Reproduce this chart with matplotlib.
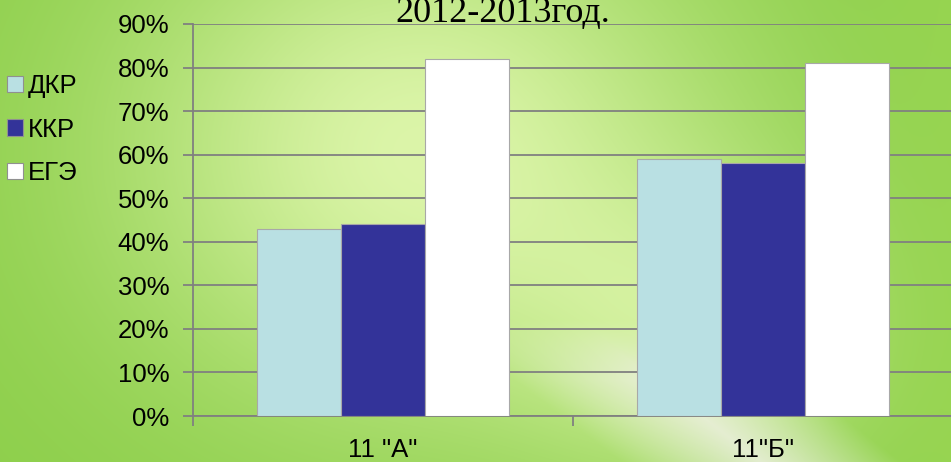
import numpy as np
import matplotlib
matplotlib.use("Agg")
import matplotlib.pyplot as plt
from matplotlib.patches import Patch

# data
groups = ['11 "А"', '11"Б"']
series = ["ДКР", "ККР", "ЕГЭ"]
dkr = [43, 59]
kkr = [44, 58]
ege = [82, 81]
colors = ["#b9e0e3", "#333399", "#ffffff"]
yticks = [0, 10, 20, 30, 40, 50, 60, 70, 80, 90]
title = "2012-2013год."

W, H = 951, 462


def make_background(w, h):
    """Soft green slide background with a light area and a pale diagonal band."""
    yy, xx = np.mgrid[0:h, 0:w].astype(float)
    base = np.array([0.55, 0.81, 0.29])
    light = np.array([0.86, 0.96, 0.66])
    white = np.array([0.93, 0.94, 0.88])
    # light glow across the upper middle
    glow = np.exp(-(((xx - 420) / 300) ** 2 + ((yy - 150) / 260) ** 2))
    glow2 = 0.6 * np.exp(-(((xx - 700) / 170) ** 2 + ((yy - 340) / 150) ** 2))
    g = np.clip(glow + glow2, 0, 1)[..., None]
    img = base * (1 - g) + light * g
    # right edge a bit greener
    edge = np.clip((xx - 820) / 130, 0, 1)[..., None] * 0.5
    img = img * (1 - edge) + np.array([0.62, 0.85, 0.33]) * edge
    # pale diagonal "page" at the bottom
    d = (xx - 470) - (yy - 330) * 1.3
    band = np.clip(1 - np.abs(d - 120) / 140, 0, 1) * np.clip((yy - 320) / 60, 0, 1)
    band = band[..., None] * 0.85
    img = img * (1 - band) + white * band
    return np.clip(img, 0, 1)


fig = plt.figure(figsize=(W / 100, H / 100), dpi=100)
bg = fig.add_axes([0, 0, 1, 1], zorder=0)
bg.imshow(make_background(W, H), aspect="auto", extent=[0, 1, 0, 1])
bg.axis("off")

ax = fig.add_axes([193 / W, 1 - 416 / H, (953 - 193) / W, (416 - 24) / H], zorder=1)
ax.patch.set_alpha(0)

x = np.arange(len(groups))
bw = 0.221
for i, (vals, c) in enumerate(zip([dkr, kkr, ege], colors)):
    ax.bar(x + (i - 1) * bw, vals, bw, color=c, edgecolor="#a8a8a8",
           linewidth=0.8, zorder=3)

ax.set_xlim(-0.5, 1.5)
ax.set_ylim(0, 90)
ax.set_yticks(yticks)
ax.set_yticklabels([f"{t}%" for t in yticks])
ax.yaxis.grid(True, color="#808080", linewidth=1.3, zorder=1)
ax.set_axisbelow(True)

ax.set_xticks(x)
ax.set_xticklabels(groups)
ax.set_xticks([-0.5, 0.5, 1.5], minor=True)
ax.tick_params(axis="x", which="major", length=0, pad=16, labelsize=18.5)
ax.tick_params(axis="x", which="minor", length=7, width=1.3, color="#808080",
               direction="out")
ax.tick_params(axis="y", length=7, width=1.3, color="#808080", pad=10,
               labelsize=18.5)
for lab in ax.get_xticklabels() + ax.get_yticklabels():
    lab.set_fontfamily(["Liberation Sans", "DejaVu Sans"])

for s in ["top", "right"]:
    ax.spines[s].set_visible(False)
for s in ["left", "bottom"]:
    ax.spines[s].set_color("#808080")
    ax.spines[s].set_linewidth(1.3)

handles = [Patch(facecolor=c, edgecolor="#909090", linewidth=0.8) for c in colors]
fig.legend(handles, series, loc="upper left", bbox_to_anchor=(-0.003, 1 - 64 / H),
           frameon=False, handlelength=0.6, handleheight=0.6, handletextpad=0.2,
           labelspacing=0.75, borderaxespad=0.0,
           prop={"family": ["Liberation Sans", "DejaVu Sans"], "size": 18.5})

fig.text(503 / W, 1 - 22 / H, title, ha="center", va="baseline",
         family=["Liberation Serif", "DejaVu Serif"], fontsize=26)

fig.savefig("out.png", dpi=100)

Exercise brief. Write out exactly the lines between the start of the data and the line with "W, H = 951, 462", including both, but none of the pictures.

Answer to this exercise.
Reproduce this chart with matplotlib.
import numpy as np
import matplotlib
matplotlib.use("Agg")
import matplotlib.pyplot as plt
from matplotlib.patches import Patch

# data
groups = ['11 "А"', '11"Б"']
series = ["ДКР", "ККР", "ЕГЭ"]
dkr = [43, 59]
kkr = [44, 58]
ege = [82, 81]
colors = ["#b9e0e3", "#333399", "#ffffff"]
yticks = [0, 10, 20, 30, 40, 50, 60, 70, 80, 90]
title = "2012-2013год."

W, H = 951, 462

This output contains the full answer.